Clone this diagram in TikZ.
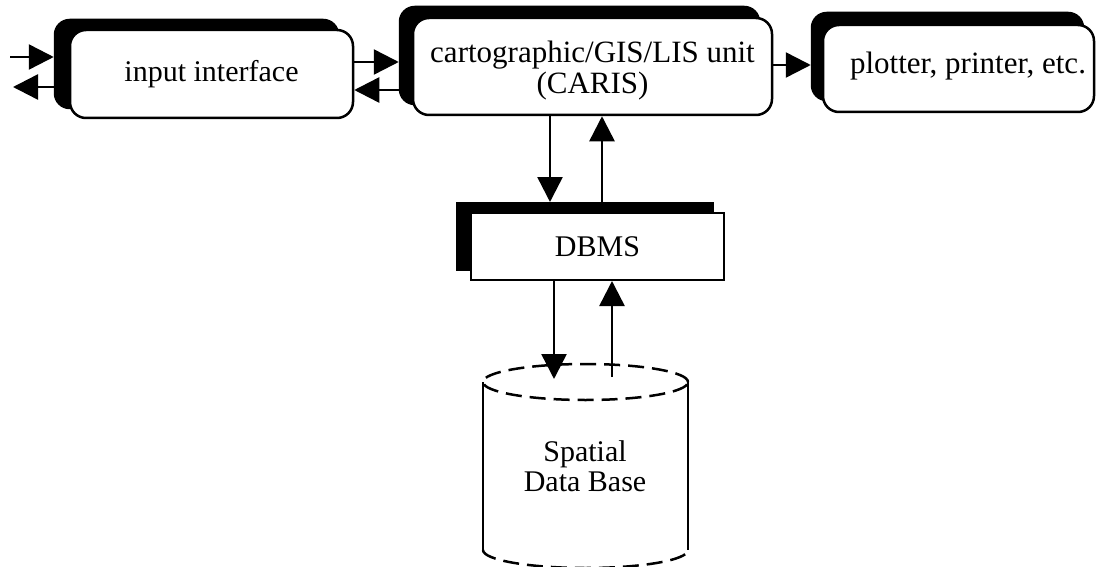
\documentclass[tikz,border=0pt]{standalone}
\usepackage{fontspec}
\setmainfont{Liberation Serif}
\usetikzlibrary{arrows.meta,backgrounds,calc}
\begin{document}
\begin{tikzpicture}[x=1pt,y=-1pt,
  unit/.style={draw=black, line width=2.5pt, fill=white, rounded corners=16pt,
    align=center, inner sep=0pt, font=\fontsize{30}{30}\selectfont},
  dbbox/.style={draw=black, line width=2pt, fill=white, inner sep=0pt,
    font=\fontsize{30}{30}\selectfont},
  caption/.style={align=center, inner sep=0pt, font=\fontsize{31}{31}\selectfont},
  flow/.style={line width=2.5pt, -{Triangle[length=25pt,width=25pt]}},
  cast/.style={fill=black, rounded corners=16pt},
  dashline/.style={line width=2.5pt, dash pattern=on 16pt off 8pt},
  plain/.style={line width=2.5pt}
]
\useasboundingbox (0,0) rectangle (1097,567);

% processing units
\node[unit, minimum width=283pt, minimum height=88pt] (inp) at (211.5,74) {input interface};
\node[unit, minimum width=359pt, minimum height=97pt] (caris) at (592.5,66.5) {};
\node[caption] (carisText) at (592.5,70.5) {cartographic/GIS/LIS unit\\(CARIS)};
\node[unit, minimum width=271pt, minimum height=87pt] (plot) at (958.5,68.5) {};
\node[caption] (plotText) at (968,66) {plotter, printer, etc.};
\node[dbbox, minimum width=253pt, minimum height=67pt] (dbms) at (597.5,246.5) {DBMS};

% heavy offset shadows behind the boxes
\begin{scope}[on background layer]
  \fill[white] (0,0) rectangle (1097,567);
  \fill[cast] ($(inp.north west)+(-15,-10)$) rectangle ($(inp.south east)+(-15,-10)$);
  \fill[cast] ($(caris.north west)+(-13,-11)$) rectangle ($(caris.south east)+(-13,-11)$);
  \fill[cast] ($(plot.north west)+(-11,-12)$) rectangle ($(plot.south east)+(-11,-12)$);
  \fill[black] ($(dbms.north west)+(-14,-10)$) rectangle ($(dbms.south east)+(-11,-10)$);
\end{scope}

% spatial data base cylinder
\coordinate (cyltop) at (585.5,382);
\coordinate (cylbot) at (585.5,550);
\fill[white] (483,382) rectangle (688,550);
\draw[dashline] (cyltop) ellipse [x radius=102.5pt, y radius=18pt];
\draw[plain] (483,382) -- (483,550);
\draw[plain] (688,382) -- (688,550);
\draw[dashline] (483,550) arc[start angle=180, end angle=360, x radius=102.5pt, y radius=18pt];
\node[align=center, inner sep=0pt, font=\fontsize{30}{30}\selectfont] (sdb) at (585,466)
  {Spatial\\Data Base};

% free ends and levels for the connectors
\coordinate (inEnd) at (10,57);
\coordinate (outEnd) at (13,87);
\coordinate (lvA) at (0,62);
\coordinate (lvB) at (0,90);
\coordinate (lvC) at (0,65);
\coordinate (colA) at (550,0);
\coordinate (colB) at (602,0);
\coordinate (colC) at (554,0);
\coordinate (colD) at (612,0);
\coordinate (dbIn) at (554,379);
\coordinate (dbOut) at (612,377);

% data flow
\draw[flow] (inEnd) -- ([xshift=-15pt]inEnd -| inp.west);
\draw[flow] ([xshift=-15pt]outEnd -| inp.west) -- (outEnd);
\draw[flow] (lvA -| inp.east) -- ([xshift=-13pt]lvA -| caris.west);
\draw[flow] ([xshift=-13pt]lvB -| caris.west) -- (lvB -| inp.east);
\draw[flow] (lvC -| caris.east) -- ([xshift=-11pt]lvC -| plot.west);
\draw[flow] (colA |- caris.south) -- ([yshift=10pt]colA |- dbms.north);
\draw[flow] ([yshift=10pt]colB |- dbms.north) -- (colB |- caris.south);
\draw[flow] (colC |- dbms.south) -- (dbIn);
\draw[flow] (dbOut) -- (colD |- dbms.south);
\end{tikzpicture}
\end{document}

» **WORK TO BE COMPLETED**:
The listing above must be printed again exactly, minus its pictures.

» **ANSWER TO THE TASK**:
Clone this diagram in TikZ.
\documentclass[tikz,border=0pt]{standalone}
\usepackage{fontspec}
\setmainfont{Liberation Serif}
\usetikzlibrary{arrows.meta,backgrounds,calc}
\begin{document}
\begin{tikzpicture}[x=1pt,y=-1pt,
  unit/.style={draw=black, line width=2.5pt, fill=white, rounded corners=16pt,
    align=center, inner sep=0pt, font=\fontsize{30}{30}\selectfont},
  dbbox/.style={draw=black, line width=2pt, fill=white, inner sep=0pt,
    font=\fontsize{30}{30}\selectfont},
  caption/.style={align=center, inner sep=0pt, font=\fontsize{31}{31}\selectfont},
  flow/.style={line width=2.5pt, -{Triangle[length=25pt,width=25pt]}},
  cast/.style={fill=black, rounded corners=16pt},
  dashline/.style={line width=2.5pt, dash pattern=on 16pt off 8pt},
  plain/.style={line width=2.5pt}
]
\useasboundingbox (0,0) rectangle (1097,567);

% processing units
\node[unit, minimum width=283pt, minimum height=88pt] (inp) at (211.5,74) {input interface};
\node[unit, minimum width=359pt, minimum height=97pt] (caris) at (592.5,66.5) {};
\node[caption] (carisText) at (592.5,70.5) {cartographic/GIS/LIS unit\\(CARIS)};
\node[unit, minimum width=271pt, minimum height=87pt] (plot) at (958.5,68.5) {};
\node[caption] (plotText) at (968,66) {plotter, printer, etc.};
\node[dbbox, minimum width=253pt, minimum height=67pt] (dbms) at (597.5,246.5) {DBMS};

% heavy offset shadows behind the boxes
\begin{scope}[on background layer]
  \fill[white] (0,0) rectangle (1097,567);
  \fill[cast] ($(inp.north west)+(-15,-10)$) rectangle ($(inp.south east)+(-15,-10)$);
  \fill[cast] ($(caris.north west)+(-13,-11)$) rectangle ($(caris.south east)+(-13,-11)$);
  \fill[cast] ($(plot.north west)+(-11,-12)$) rectangle ($(plot.south east)+(-11,-12)$);
  \fill[black] ($(dbms.north west)+(-14,-10)$) rectangle ($(dbms.south east)+(-11,-10)$);
\end{scope}

% spatial data base cylinder
\coordinate (cyltop) at (585.5,382);
\coordinate (cylbot) at (585.5,550);
\fill[white] (483,382) rectangle (688,550);
\draw[dashline] (cyltop) ellipse [x radius=102.5pt, y radius=18pt];
\draw[plain] (483,382) -- (483,550);
\draw[plain] (688,382) -- (688,550);
\draw[dashline] (483,550) arc[start angle=180, end angle=360, x radius=102.5pt, y radius=18pt];
\node[align=center, inner sep=0pt, font=\fontsize{30}{30}\selectfont] (sdb) at (585,466)
  {Spatial\\Data Base};

% free ends and levels for the connectors
\coordinate (inEnd) at (10,57);
\coordinate (outEnd) at (13,87);
\coordinate (lvA) at (0,62);
\coordinate (lvB) at (0,90);
\coordinate (lvC) at (0,65);
\coordinate (colA) at (550,0);
\coordinate (colB) at (602,0);
\coordinate (colC) at (554,0);
\coordinate (colD) at (612,0);
\coordinate (dbIn) at (554,379);
\coordinate (dbOut) at (612,377);

% data flow
\draw[flow] (inEnd) -- ([xshift=-15pt]inEnd -| inp.west);
\draw[flow] ([xshift=-15pt]outEnd -| inp.west) -- (outEnd);
\draw[flow] (lvA -| inp.east) -- ([xshift=-13pt]lvA -| caris.west);
\draw[flow] ([xshift=-13pt]lvB -| caris.west) -- (lvB -| inp.east);
\draw[flow] (lvC -| caris.east) -- ([xshift=-11pt]lvC -| plot.west);
\draw[flow] (colA |- caris.south) -- ([yshift=10pt]colA |- dbms.north);
\draw[flow] ([yshift=10pt]colB |- dbms.north) -- (colB |- caris.south);
\draw[flow] (colC |- dbms.south) -- (dbIn);
\draw[flow] (dbOut) -- (colD |- dbms.south);
\end{tikzpicture}
\end{document}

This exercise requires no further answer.